Would you transcribe the listing that follows, character for character, and omit its images?

* begin *

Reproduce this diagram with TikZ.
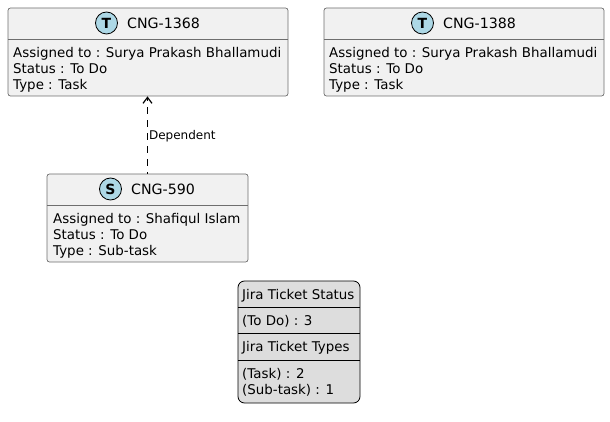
\documentclass[tikz,border=0pt]{standalone}
\usepackage{fontspec}
\setmainfont{DejaVu Sans}
\usepackage{tikz}
\usetikzlibrary{positioning,arrows.meta}
\definecolor{boxfill}{HTML}{F1F1F1}
\definecolor{boxline}{HTML}{6E6E6E}
\definecolor{spotfill}{HTML}{ADD8E6}
\definecolor{legendfill}{HTML}{DDDDDD}

\begin{document}
\begin{tikzpicture}[
  x=1pt, y=-1pt,
  font=\fontsize{13.4}{16.2}\selectfont,
  box/.style={draw=boxline, fill=boxfill, line width=0.7pt, rectangle, rounded corners=2.5pt, minimum height=88pt, inner sep=0pt},
  head/.style={inner sep=0pt, anchor=base west},
  title/.style={head, font=\fontsize{14.2}{16}\selectfont},
  body/.style={align=left, inner sep=0pt, anchor=north west},
  spot/.style={draw=black, fill=spotfill, line width=0.8pt, circle, minimum size=22pt, inner sep=0pt, font=\fontsize{14}{14}\selectfont\bfseries},
  sep/.style={draw=boxline, line width=0.7pt},
  legend/.style={draw=black, fill=legendfill, line width=0.8pt, rectangle, rounded corners=6.5pt, minimum width=122pt, minimum height=122pt, inner sep=0pt},
  legsep/.style={draw=black, line width=0.8pt},
  arr/.style={-{Straight Barb[length=6pt,width=9pt,line width=1.2pt]}, draw=black, line width=0.8pt, dash pattern=on 7pt off 6pt, dash phase=5pt}
]
\useasboundingbox (0,0) rectangle (610,422);

\node[box, minimum width=280pt] (t1) at (148,52) {};
\node[box, minimum width=280pt] (t2) at (464,52) {};
\node[box, minimum width=201pt] (s1) at (147.5,218) {};
\node[legend] (leg) at (299,342) {};

% ticket CNG-1368
\node[spot] (t1spot) at (106.5,23) {T};
\node[title] (t1head) at (127,28.3) {CNG-1368};
\draw[sep] (8,39) -- (288,39);
\node[body] (t1body) at (13,47) {Assigned to : Surya Prakash Bhallamudi\\Status : To Do\\Type : Task};

% ticket CNG-1388
\node[spot] (t2spot) at (422.5,23) {T};
\node[title] (t2head) at (443,28.3) {CNG-1388};
\draw[sep] (324,39) -- (604,39);
\node[body] (t2body) at (329,47) {Assigned to : Surya Prakash Bhallamudi\\Status : To Do\\Type : Task};

% ticket CNG-590
\node[spot] (s1spot) at (110.5,189) {S};
\node[title] (s1head) at (131,194.3) {CNG-590};
\draw[sep] (47,205) -- (248,205);
\node[body] (s1body) at (53,213) {Assigned to : Shafiqul Islam\\Status : To Do\\Type : Sub-task};

\draw[arr] (s1.north) -- (t1.south -| s1.north);
\node[right=1pt of s1.north, xshift=-3pt, yshift=37pt, font=\fontsize{12}{14}\selectfont] (dep) {Dependent};

% legend
\node[head] (leg1) at (242,299) {Jira Ticket Status};
\draw[legsep] (238,307.5) -- (360,307.5);
\node[head] (leg2) at (242,325.5) {(To Do) : 3};
\draw[legsep] (238,333.5) -- (360,333.5);
\node[head] (leg3) at (242,351.7) {Jira Ticket Types};
\draw[legsep] (238,360) -- (360,360);
\node[body] (leg4) at (242,368) {(Task) : 2\\(Sub-task) : 1};
\end{tikzpicture}
\end{document}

* end *

→ Written answer
Reproduce this diagram with TikZ.
\documentclass[tikz,border=0pt]{standalone}
\usepackage{fontspec}
\setmainfont{DejaVu Sans}
\usepackage{tikz}
\usetikzlibrary{positioning,arrows.meta}
\definecolor{boxfill}{HTML}{F1F1F1}
\definecolor{boxline}{HTML}{6E6E6E}
\definecolor{spotfill}{HTML}{ADD8E6}
\definecolor{legendfill}{HTML}{DDDDDD}

\begin{document}
\begin{tikzpicture}[
  x=1pt, y=-1pt,
  font=\fontsize{13.4}{16.2}\selectfont,
  box/.style={draw=boxline, fill=boxfill, line width=0.7pt, rectangle, rounded corners=2.5pt, minimum height=88pt, inner sep=0pt},
  head/.style={inner sep=0pt, anchor=base west},
  title/.style={head, font=\fontsize{14.2}{16}\selectfont},
  body/.style={align=left, inner sep=0pt, anchor=north west},
  spot/.style={draw=black, fill=spotfill, line width=0.8pt, circle, minimum size=22pt, inner sep=0pt, font=\fontsize{14}{14}\selectfont\bfseries},
  sep/.style={draw=boxline, line width=0.7pt},
  legend/.style={draw=black, fill=legendfill, line width=0.8pt, rectangle, rounded corners=6.5pt, minimum width=122pt, minimum height=122pt, inner sep=0pt},
  legsep/.style={draw=black, line width=0.8pt},
  arr/.style={-{Straight Barb[length=6pt,width=9pt,line width=1.2pt]}, draw=black, line width=0.8pt, dash pattern=on 7pt off 6pt, dash phase=5pt}
]
\useasboundingbox (0,0) rectangle (610,422);

\node[box, minimum width=280pt] (t1) at (148,52) {};
\node[box, minimum width=280pt] (t2) at (464,52) {};
\node[box, minimum width=201pt] (s1) at (147.5,218) {};
\node[legend] (leg) at (299,342) {};

% ticket CNG-1368
\node[spot] (t1spot) at (106.5,23) {T};
\node[title] (t1head) at (127,28.3) {CNG-1368};
\draw[sep] (8,39) -- (288,39);
\node[body] (t1body) at (13,47) {Assigned to : Surya Prakash Bhallamudi\\Status : To Do\\Type : Task};

% ticket CNG-1388
\node[spot] (t2spot) at (422.5,23) {T};
\node[title] (t2head) at (443,28.3) {CNG-1388};
\draw[sep] (324,39) -- (604,39);
\node[body] (t2body) at (329,47) {Assigned to : Surya Prakash Bhallamudi\\Status : To Do\\Type : Task};

% ticket CNG-590
\node[spot] (s1spot) at (110.5,189) {S};
\node[title] (s1head) at (131,194.3) {CNG-590};
\draw[sep] (47,205) -- (248,205);
\node[body] (s1body) at (53,213) {Assigned to : Shafiqul Islam\\Status : To Do\\Type : Sub-task};

\draw[arr] (s1.north) -- (t1.south -| s1.north);
\node[right=1pt of s1.north, xshift=-3pt, yshift=37pt, font=\fontsize{12}{14}\selectfont] (dep) {Dependent};

% legend
\node[head] (leg1) at (242,299) {Jira Ticket Status};
\draw[legsep] (238,307.5) -- (360,307.5);
\node[head] (leg2) at (242,325.5) {(To Do) : 3};
\draw[legsep] (238,333.5) -- (360,333.5);
\node[head] (leg3) at (242,351.7) {Jira Ticket Types};
\draw[legsep] (238,360) -- (360,360);
\node[body] (leg4) at (242,368) {(Task) : 2\\(Sub-task) : 1};
\end{tikzpicture}
\end{document}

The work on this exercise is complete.